Defining NEPHI is more difficult than defining ZARAHEMLA. The Joseph Smith Model focused on the location of ZARAHEMLA in several articles, and Mormon provides sufficient descriptions to identify the isthmus which separates the land northward from the land southward and to identify the real-world river Sidon. These two significant fixtures allow the placement of the lands Bountiful and Manti, which starts the process of location through relationship.
The descriptions of NEPHI are much more general. Alma 22:26-34 provides the earliest and most complete descriptions we have for NEPHI:
- Verse 32: Both "the land of Nephi and the land of Zarahemla were nearly surrounded by water, there being a small neck of land between the land northward and the land southward." This places NEPHI in the land southward. Since ZARAHEMLA borders the land northward, we know that NEPHI is somewhere between ZARAHEMLA and the Isthmus of Darien.
- Verse 27: the King of the Lamanites "sent a proclamation throughout all the land, amongst all his people who were in all his land, who were in all the regions round about, which was bordering even to the sea, on the east and on the west," indicating NEPHI stretched from sea to sea.
- Verse 27: NEPHI was separated from ZARAHEMLA by "a narrow strip of wilderness, which ran from the sea east even to the sea west."
While these descriptions definitively locate NEPHI in the land southward, and separated from ZARAHEMLA by a wilderness, we still are left with quite a large area to work with--most of Nicaragua and all of Costa Rica and Panama.

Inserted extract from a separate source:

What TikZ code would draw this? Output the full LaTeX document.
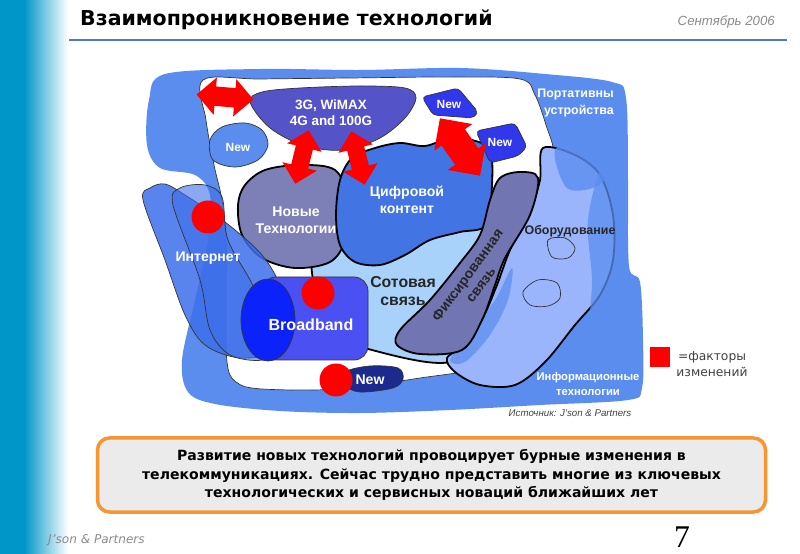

Fortunately, we also have the 21 travel days required for Alma's group to get from the place of Mormon, along NEPHI's northern border, to the land of Zarahemla. Alma's group consisted of 450+ men, women, and children, together with their flocks (Mosiah 18:35). They did not get lost or wander, and their travel appears to be directed. Some of their travel was hurried, as they fled to escape from their persecutors (Mosiah 18:34, 23:3). However, the last 12 days were probably more relaxed as the Lord promised them he would "stop" the Lamanites so they could no longer pursue them (Mosiah 24:25).
Since we know the location of Zarahemla, we can use this travel distance in the context of a real-world map of Nicaragua to generally locate NEPHI's northern border. Since rivers frequently form national boundaries, I have highlighted distances from Zarahemla's river border, the Rio Coco, to two specific rivers--the Rio Mico and the Rio San Juan. Even if Alma's group had traveled a bee-line from the place of Mormon to Zarahemla, which is highly unlikely, the 225 miles from the San Juan to the Coco seems too far, given the terrain and the inclusion of flocks. We can pretty safely conclude that their average rate of travel (miles per day) would not have exceeded the Mormon pioneers, who averaged 10-11 miles per day crossing Nebraska--a terrain much flatter than Nicaragua's.